Ce qu’on retient d’abord de cette pro­duc­tion du Châtelet, mise en scène par Lee Blake­ley (comme les précé­dents Sond­heim), c’est la beauté de ses décors (signés Alex Eales). Avec ses arbres qui s’élan­cent, ses lumières qui fil­trent à tra­vers les feuil­lages, cet Into the Woods nous plonge réelle­ment dans les bois, avec un traite­ment qua­si ciné­matographique. Visuelle­ment, c’est une vraie réussite.

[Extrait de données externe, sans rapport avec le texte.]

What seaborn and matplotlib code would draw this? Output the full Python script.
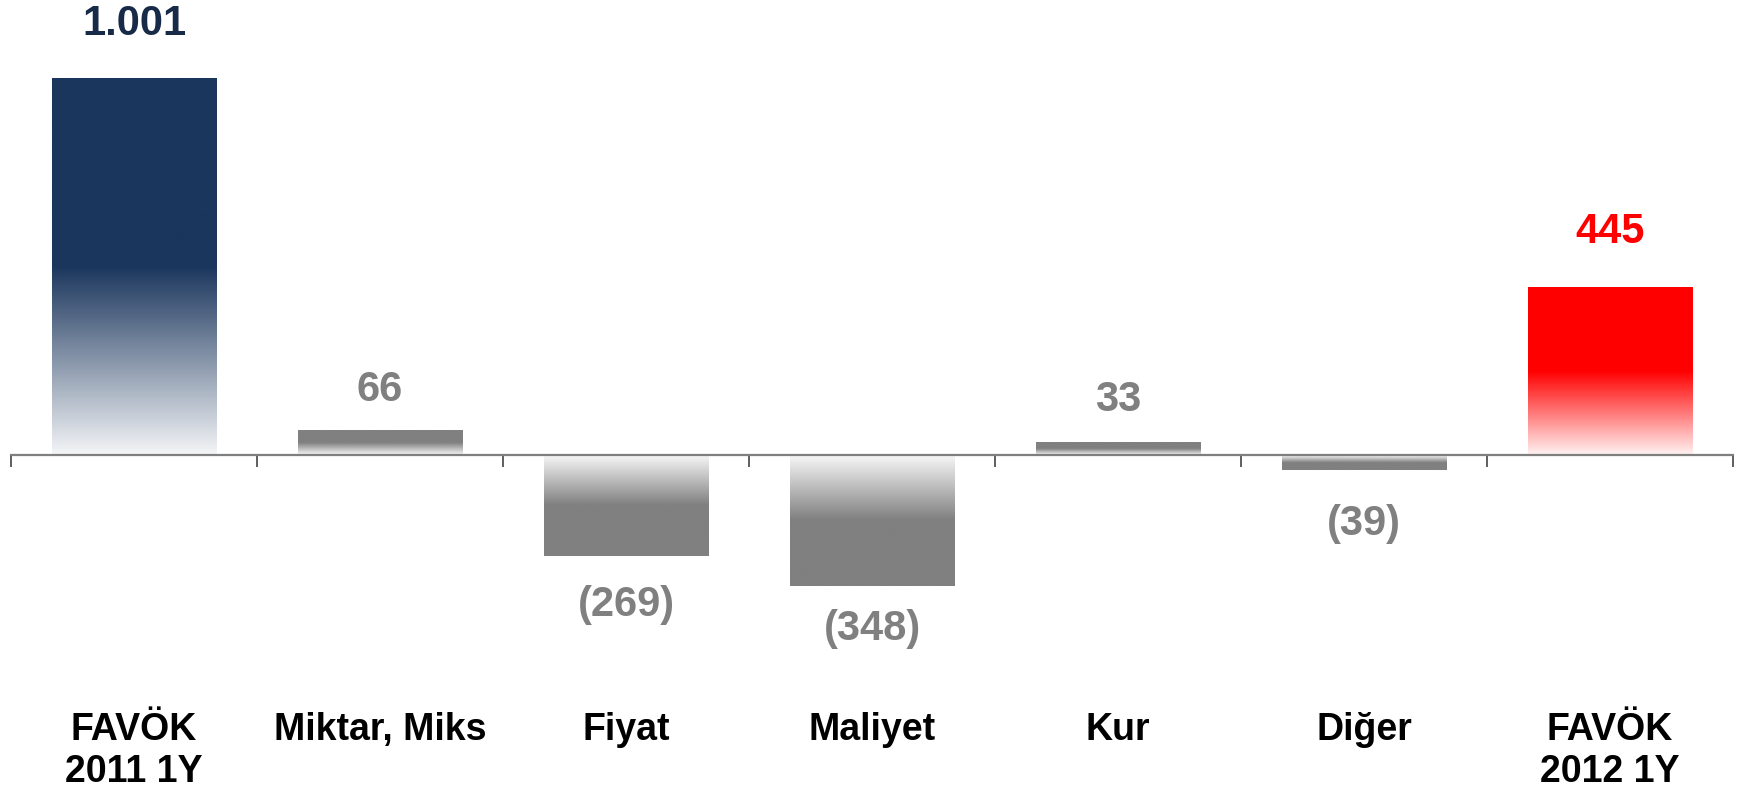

La dis­tri­b­u­tion n’est pas en reste, avec un cast d’habitués, pour la plu­part vus dans les précé­dentes pro­duc­tions du Châtelet. Kimy McLaren (Cen­drillon), Francesca Jack­son (le Petit Chap­er­on Rouge) ou encore Pas­cal Char­bon­neau (Jack) con­juguent humour et sincérité. Bev­er­ley Klein (la Sor­cière) révèle une nature comique cer­taine, tan­dis que David Cur­ry et Dami­an Thuntrey (les deux Princes) savent user de leur charme et de leur bagou. Enfin le cou­ple cen­tral fonc­tionne bien, Nicholas Gar­rett étant par­ti­c­ulière­ment con­va­in­cant en Boulanger tirail­lé entre son objec­tif et les moyens (pas tou­jours hon­nêtes) d’y parvenir.
Enfin, la direc­tion musi­cale de David Charles Abell est comme tou­jours impeccable.

Le spec­ta­teur se laisse donc guider dans ces bois, sym­bol­es de l’in­con­scient où cha­cun pour­suit sa quête de façon sou­vent indi­vidu­elle et égoïste avant de se ren­dre compte que « No one is alone » et qu’à plusieurs, on est plus forts. Ce cru 2014 est donc une pro­duc­tion de belle fac­ture, impres­sion­nante et sophis­tiquée, même si on aurait peut-être souhaité par­fois un peu plus quelques aspérités. Mais ne boudons pas le plaisir de savour­er ce bijou de Sond­heim et espérons que la prochaine sai­son du Châtelet nous réservera encore de belles surprises.